** BEGIN **
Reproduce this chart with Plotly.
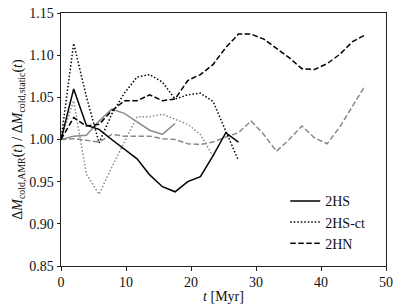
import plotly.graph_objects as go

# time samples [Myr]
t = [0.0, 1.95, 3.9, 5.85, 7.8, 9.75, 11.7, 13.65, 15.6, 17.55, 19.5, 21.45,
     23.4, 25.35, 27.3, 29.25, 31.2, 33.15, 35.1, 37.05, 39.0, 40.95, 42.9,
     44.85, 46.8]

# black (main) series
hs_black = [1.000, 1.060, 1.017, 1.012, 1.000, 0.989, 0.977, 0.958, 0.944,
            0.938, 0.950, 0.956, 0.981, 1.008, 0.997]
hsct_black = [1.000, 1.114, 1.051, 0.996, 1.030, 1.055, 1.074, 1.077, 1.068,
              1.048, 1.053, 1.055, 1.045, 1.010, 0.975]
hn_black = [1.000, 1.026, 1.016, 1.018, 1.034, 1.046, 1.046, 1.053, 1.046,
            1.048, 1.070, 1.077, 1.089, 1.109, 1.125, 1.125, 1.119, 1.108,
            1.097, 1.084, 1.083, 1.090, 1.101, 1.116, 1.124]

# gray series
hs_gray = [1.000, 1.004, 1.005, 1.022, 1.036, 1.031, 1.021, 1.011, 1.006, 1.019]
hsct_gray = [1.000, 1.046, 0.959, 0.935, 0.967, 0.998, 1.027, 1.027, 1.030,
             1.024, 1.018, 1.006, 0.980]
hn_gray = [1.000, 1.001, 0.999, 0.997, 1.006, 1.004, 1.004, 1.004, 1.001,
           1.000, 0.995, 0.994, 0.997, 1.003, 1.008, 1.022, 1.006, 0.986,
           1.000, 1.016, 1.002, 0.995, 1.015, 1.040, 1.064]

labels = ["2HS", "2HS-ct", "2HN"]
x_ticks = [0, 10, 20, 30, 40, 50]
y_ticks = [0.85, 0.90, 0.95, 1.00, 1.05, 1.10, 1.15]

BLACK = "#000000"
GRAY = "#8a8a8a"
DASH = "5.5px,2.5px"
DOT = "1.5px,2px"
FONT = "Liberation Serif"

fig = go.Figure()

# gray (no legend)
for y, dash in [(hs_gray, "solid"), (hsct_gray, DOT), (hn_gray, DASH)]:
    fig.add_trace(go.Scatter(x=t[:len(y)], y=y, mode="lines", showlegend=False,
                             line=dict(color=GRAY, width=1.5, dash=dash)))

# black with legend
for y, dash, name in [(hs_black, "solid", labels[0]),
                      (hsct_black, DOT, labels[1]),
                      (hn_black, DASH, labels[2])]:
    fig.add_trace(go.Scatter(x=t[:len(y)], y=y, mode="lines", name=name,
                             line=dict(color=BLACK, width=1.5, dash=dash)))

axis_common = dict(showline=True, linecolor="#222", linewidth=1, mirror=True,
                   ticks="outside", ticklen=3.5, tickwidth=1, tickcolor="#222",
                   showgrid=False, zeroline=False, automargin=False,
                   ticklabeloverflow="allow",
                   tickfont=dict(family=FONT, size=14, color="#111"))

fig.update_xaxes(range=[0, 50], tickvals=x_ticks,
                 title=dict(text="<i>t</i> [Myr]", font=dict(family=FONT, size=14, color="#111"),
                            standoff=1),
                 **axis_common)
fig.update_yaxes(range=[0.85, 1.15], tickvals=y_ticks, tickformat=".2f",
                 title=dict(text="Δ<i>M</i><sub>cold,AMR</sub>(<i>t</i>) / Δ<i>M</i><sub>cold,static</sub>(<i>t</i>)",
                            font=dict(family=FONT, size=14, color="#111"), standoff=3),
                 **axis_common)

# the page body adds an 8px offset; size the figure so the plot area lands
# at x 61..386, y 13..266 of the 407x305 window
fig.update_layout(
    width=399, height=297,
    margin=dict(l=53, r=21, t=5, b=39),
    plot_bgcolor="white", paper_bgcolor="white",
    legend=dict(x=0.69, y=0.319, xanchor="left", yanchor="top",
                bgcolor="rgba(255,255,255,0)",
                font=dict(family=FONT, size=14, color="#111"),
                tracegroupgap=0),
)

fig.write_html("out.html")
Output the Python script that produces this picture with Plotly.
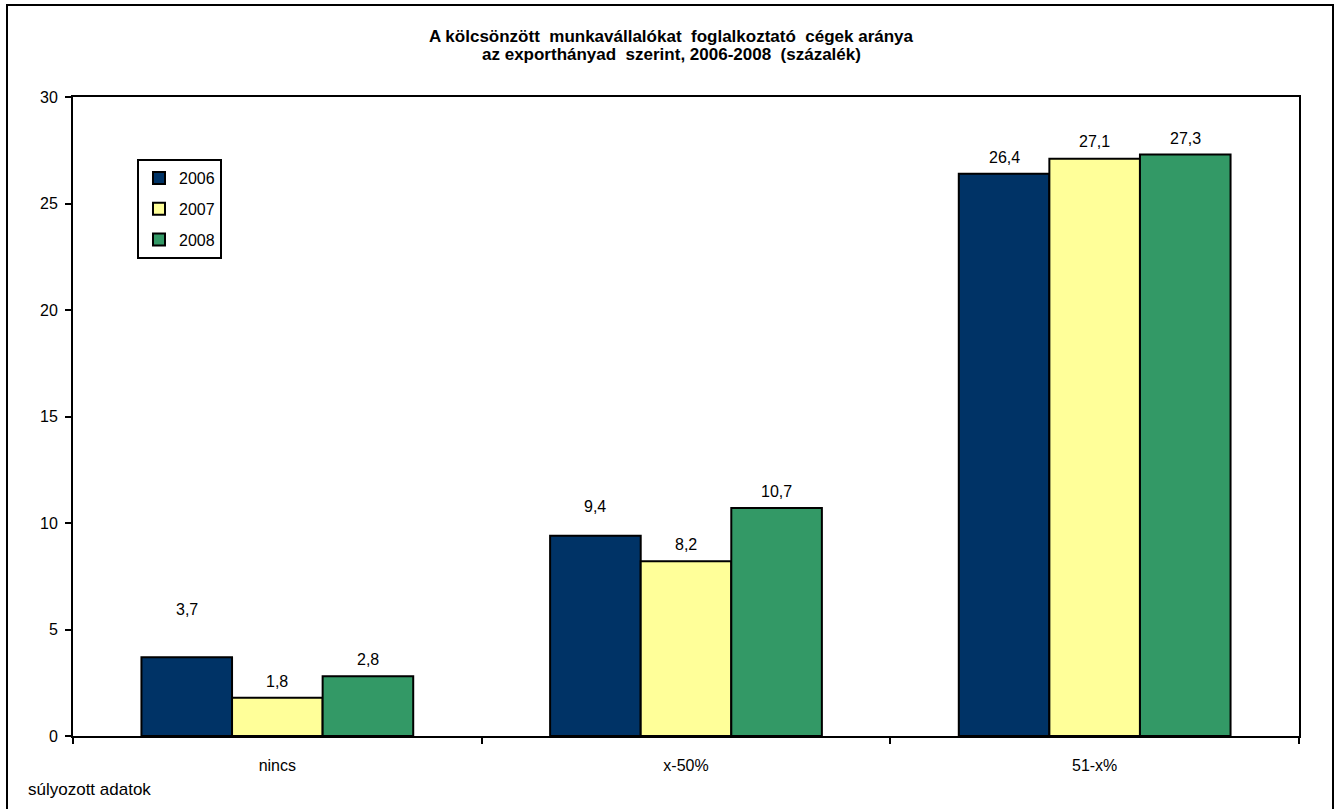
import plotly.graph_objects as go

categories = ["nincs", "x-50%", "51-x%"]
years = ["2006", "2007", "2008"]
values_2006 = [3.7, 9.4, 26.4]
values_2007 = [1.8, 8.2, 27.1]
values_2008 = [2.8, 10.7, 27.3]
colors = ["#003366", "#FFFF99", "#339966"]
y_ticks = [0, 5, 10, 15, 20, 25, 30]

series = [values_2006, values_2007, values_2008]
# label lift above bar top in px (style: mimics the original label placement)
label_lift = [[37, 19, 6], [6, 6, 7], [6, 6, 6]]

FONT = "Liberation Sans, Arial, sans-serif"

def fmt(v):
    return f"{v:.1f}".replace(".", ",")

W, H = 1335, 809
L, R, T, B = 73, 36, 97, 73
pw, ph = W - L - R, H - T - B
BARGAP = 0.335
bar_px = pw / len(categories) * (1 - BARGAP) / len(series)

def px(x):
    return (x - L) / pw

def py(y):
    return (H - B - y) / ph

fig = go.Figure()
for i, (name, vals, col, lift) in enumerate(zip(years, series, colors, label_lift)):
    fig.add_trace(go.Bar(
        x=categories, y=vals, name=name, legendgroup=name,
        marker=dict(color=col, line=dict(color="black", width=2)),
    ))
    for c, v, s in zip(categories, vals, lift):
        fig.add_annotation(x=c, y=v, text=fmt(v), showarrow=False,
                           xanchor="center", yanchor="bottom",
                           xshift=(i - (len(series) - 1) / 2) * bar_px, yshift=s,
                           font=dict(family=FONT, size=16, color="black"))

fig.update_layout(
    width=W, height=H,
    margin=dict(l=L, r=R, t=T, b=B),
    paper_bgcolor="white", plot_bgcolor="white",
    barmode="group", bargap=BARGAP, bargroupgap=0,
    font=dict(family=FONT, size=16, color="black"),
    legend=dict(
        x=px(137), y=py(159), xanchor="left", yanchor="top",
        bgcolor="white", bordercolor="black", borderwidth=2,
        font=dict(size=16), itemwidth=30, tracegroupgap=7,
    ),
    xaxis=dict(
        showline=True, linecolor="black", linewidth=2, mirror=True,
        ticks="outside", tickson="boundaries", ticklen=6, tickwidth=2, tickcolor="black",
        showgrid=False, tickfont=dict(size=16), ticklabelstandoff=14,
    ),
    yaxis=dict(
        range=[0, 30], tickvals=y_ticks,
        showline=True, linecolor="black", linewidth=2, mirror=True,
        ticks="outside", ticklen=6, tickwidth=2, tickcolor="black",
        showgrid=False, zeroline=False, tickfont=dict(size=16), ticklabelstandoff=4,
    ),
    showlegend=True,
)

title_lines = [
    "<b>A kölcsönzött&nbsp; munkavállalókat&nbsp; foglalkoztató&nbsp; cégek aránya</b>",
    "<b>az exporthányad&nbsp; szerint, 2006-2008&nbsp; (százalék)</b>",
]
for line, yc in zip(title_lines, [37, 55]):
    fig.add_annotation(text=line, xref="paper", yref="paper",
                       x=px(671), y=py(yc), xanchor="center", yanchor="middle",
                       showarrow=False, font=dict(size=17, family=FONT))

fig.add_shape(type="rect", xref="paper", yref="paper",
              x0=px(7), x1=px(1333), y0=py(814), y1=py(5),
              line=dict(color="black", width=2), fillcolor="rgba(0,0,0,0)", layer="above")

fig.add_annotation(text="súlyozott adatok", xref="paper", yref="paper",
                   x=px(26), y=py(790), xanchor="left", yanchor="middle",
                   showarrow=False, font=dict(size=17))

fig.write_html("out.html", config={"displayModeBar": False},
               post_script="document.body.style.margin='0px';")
** END **
Nothing but the lines from the one with "Output the Python" down to the one with "y_ticks = [0, 5, 10, 15, 20, 25, 30]" should be printed, both of them included. Leave out the pictures.

• Full answer
Output the Python script that produces this picture with Plotly.
import plotly.graph_objects as go

categories = ["nincs", "x-50%", "51-x%"]
years = ["2006", "2007", "2008"]
values_2006 = [3.7, 9.4, 26.4]
values_2007 = [1.8, 8.2, 27.1]
values_2008 = [2.8, 10.7, 27.3]
colors = ["#003366", "#FFFF99", "#339966"]
y_ticks = [0, 5, 10, 15, 20, 25, 30]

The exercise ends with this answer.